Edward Mazur
Quick Facts
Biography
Edward Mazur (born 1946) is a Polish-American businessman.
Personal and Professional History
Mazur was born in Poland, immigrated to the U.S. as a child in the 1960s, and became naturalized in 1969. He obtained a bachelor's degree in electrical engineering from the Chicago Technical College and held various executive positions at Cargill International and John Deere & Co. After working with those companies on developing their markets in Central Europe, he became involved in a number of his own business ventures in Poland after the end of the Communist rule in 1989. He was a co-founder of Bakoma S.A., the largest yogurt company in Poland, which was eventually acquired by Dannon Company. In 2003, Mazur was listed as one of the 25 richest Poles, with his family's permanent residence in Glenview, IL.
Investigation and Dropped Charges
He was accused by Poland's prosecutors of contracting, in 1998, the murder of Polish National Police chief, General Marek Papała. In August 2014, the Polish prosecution dropped their case against Mazur. After a lengthy prosecution, they cited a lack of evidence against him to conclude that he committed the crime.

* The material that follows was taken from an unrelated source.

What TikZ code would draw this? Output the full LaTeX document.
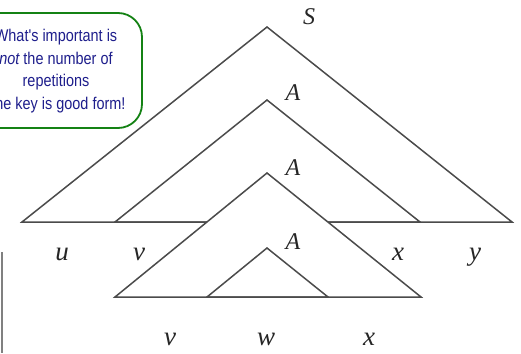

Mazur was arrested in the U.S. in 2006 on a Polish extradition request. While that request dated back to 2005, the U.S. Justice Department had not taken any action on it until Poland's Minister of Justice Zbigniew Ziobro personally intervened with Attorney General Alberto Gonzales. The Polish government alleged that Mazur had paid Polish organized crime figures $40,000 to murder General Papała. On 20 July 2007, after Mazur spent nine months in federal detention, Poland's request was rejected by Federal Magistrate Arlander Keys (Northern Illinois District Court) for lack of probable cause, mainly because the principal witness, Artur Zirajewski, lacked credibility in the court's view. Judge Keys harshly criticized the extradition request calling the government's reliance on Zirajewski's identification as "shocking and offensive" and stated that in his 12 years on the bench he hadn't even been close to rejecting an extradition.
Mazur's lawyer argued that his case exposed weaknesses in the U.S. extradition law dealing with the countries "lacking many of the legal safeguards of the United States". He accused Polish authorities of framing his client out of vindictiveness and a desire to smear the leftist opposition, to which Mazur has close ties, and the U.S. government of pursuing this "paper-thin" case out of political expedience to placate an allied government.
In August 2014, the charges were dropped by Poland. The Polish authorities cited they lacked sufficient evidence that would suggest that he committed the crime.